# Custom dog box



## DonBrou (Nov 14, 2012)

I've recently ordered a custom topper 2-hole dog box with a lower drawer. I narrowed my search down to two fabricators, Ainley and Deerskin. Being from Baton Rouge, LA I obviously called Deerskin first. When I called in the morning, the lady answering the phone let me know very quickly that Deerskin *does not *do custom work. Naturally, my hard headness didn't let me give up because I surely did not want to go to Dubuque, IA. I called back that afternoon and talked to Jennifer. She told me that she would get it done and yes they *do* offer custom boxes. She worked with me to design what I needed and it's ordered. Bottom line, if you call Deerskin, ask for Jennifer. She probably saved me $1000 in travel costs by keeping me from having to drive to Iowa to pick one up. Or having to settle for a lower quality box from someone else.


----------



## Chris Videtto (Nov 4, 2010)

Why would you want a topper with only 2 holes????


----------



## Thomas D (Jan 27, 2003)

I am guessing a 2 hole slide in with drawer on bottom.


----------



## Chris Videtto (Nov 4, 2010)

OK....now that makes sense!


----------



## DonBrou (Nov 14, 2012)

I have a F250 with a 6 1/2 foot bed and a gooseneck hitch.

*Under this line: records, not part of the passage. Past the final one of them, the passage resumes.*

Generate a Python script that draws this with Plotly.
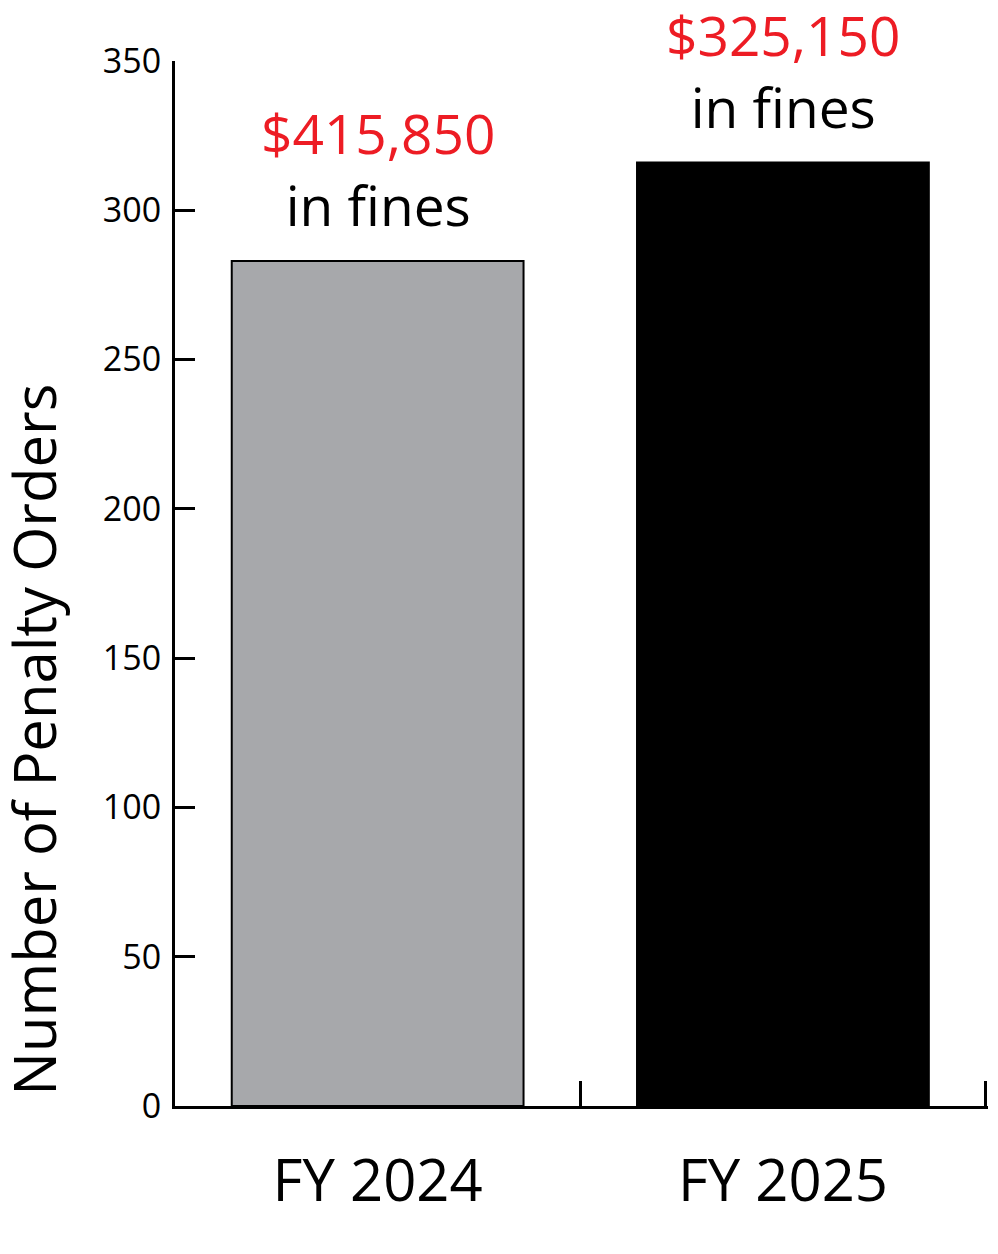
import plotly.graph_objects as go

# data
years = ["FY 2024", "FY 2025"]
penalty_orders = [283, 316]
fines = ["$415,850", "$325,150"]
bar_colors = ["#a7a8ab", "#000000"]

fig = go.Figure()
fig.add_trace(go.Bar(
    x=years,
    y=penalty_orders,
    width=0.72,
    marker=dict(color=bar_colors, line=dict(color="#000000", width=2)),
    hoverinfo="skip",
))

# fines labels above each bar
for yr, n, amount in zip(years, penalty_orders, fines):
    fig.add_annotation(
        x=yr, y=n,
        text=f"<span style='color:#ed1c24'>{amount}</span><br>in fines",
        showarrow=False,
        yanchor="bottom",
        yshift=17,
        font=dict(size=55, color="#000000", family="Open Sans"),
    )

# y title placed like the reference (sits low, not centred on the axis)
fig.add_annotation(
    text="Number of Penalty Orders",
    xref="paper", yref="paper",
    x=-0.174, y=0.35,
    xanchor="center", yanchor="middle",
    textangle=-90,
    showarrow=False,
    font=dict(size=58, color="#000000", family="Open Sans"),
)

fig.update_layout(
    width=982,
    height=1238,
    margin=dict(l=167, r=2, t=53, b=140),
    plot_bgcolor="white",
    paper_bgcolor="white",
    showlegend=False,
    font=dict(family="Open Sans", color="#000000"),
)

fig.update_xaxes(
    range=[-0.5, 1.506],
    showline=True, linecolor="#000000", linewidth=3,
    ticks="inside", tickson="boundaries", ticklen=25, tickwidth=3, tickcolor="#000000",
    tickfont=dict(size=58),
    ticklabelstandoff=22,
    showgrid=False,
)
fig.update_yaxes(
    range=[0, 350], dtick=50,
    showline=True, linecolor="#000000", linewidth=3,
    ticks="inside", ticklen=20, tickwidth=3, tickcolor="#000000",
    tickfont=dict(size=34),
    ticklabelstandoff=4,
    showgrid=False, zeroline=False,
)

fig.write_html("out.html")
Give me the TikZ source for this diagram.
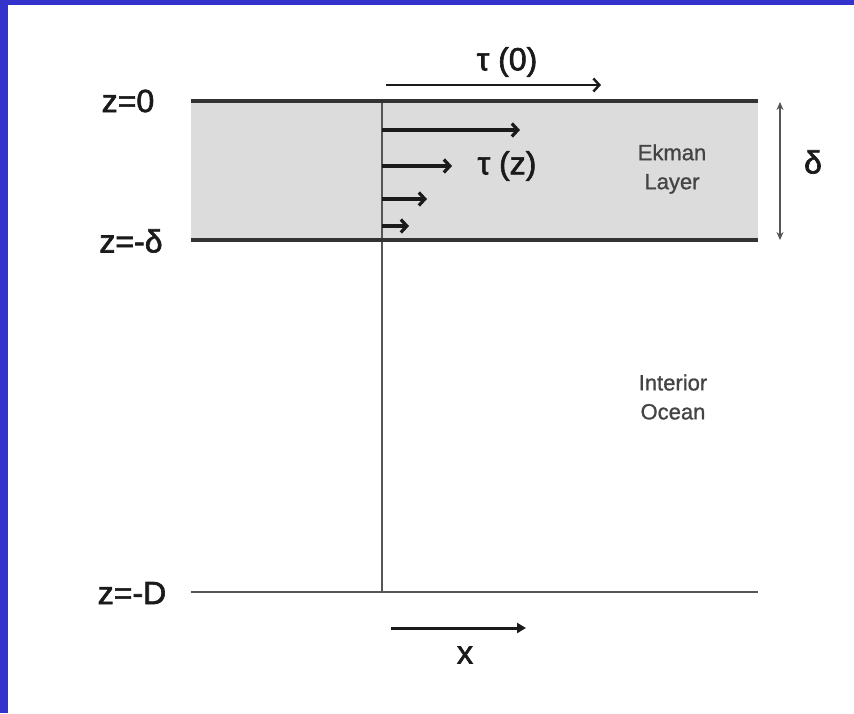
\documentclass[tikz,border=0pt]{standalone}
\usepackage{fontspec}
\setmainfont{Liberation Sans}
\newfontfamily\labfont[FakeBold=2]{Liberation Sans}
\newfontfamily\smfont[FakeBold=1]{Liberation Sans}
\usetikzlibrary{arrows.meta}
\definecolor{frameblue}{HTML}{3333CC}
\definecolor{layergray}{HTML}{DCDCDC}
\definecolor{linedark}{HTML}{333333}
\definecolor{linemid}{HTML}{555555}
\definecolor{txtdark}{HTML}{1A1A1A}
\definecolor{txtgray}{HTML}{444444}
\begin{document}
\begin{tikzpicture}[x=1pt,y=-1pt,
  biglabel/.style={text=txtdark,font=\labfont\fontsize{32}{34}\selectfont,inner sep=0pt},
  smalllabel/.style={text=txtgray,font=\smfont\fontsize{22}{32}\selectfont,align=center,inner sep=0pt},
  layerline/.style={draw=linedark,line width=4pt},
  thinline/.style={draw=linemid,line width=2.6pt},
  vecarrow/.style={draw=txtdark,line width=3.2pt,-{Straight Barb[length=6pt,width=13pt]}},
  xarrow/.style={draw=txtdark,line width=3pt,-{Triangle[length=9pt,width=10pt]}},
  dimarrow/.style={draw=linemid,line width=1.5pt,{Stealth[length=8pt,width=7pt]}-{Stealth[length=8pt,width=7pt]}}]
\fill[frameblue] (0,0) rectangle (854,713);
\fill[white] (8,4.5) rectangle (854,713);
\useasboundingbox (0,0) rectangle (854,713);
% layer
\fill[layergray] (191,101) rectangle (758,240);
\coordinate (t0l) at (191,101); \coordinate (t0r) at (758,101);
\coordinate (tdl) at (191,240); \coordinate (tdr) at (758,240);
\coordinate (tDl) at (191,592); \coordinate (tDr) at (758,592);
\coordinate (vtop) at (382,101); \coordinate (vbot) at (382,592);
\draw[thinline] (vtop) -- (vbot);
\draw[layerline] (t0l) -- (t0r);
\draw[layerline] (tdl) -- (tdr);
\draw[thinline] (tDl) -- (tDr);
% labels left
\node[biglabel] (lz0) at (128,101) {z=0};
\node[biglabel] (lzd) at (131,241) {z=-δ};
\node[biglabel] (lzD) at (132,593) {z=-D};
% tau(0)
\coordinate (a0s) at (386,85); \coordinate (a0e) at (601,85);
\draw[vecarrow,line width=2.4pt] (a0s) -- (a0e);
\node[biglabel] (tau0) at (507,62) {τ (0)};
% profile arrows
\coordinate (p1s) at (382,130); \coordinate (p1e) at (520,130);
\coordinate (p2s) at (382,166); \coordinate (p2e) at (452,166);
\coordinate (p3s) at (382,199); \coordinate (p3e) at (427,199);
\coordinate (p4s) at (382,226); \coordinate (p4e) at (409,226);
\draw[vecarrow] (p1s) -- (p1e);
\draw[vecarrow] (p2s) -- (p2e);
\draw[vecarrow] (p3s) -- (p3e);
\draw[vecarrow] (p4s) -- (p4e);
\node[biglabel] (tauz) at (507,166) {τ (z)};
% Ekman
\node[smalllabel] (ek) at (672,169) {Ekman\\[-3pt]Layer};
\node[smalllabel] (io) at (673,397) {Interior\\[-3pt]Ocean};
% delta
\coordinate (dt) at (780,102); \coordinate (db) at (780,240);
\draw[dimarrow] (dt) -- (db);
\node[biglabel] (dl) at (813,162) {δ};
% x arrow
\coordinate (xs) at (391,628); \coordinate (xe) at (526,628);
\draw[xarrow] (xs) -- (xe);
\node[biglabel] (xl) at (465,655) {x};
\end{tikzpicture}
\end{document}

Yes it does have a 4' drawer under it. I was limited to 25" deep so I had to spread it out to 75" wide to get the dog compartments large enough.


----------



## Romo (Jun 30, 2009)

I'm in Louisiana and Ainley quoted me today a price of $350 to ship to Louisiana. That's what it would cost in gas to drive from Louisiana and return to pick up a Deerskin. Just saying.


----------



## Norse (Jul 28, 2012)

Chris 
I have seen 2 hole topper/box that was on the top of the truck box rails just behind the cab. Dogs loaded from sides like topper but left the rest of the truck box uncovered for regular use. It looked like a really good use of space with the truck open for regular use.


----------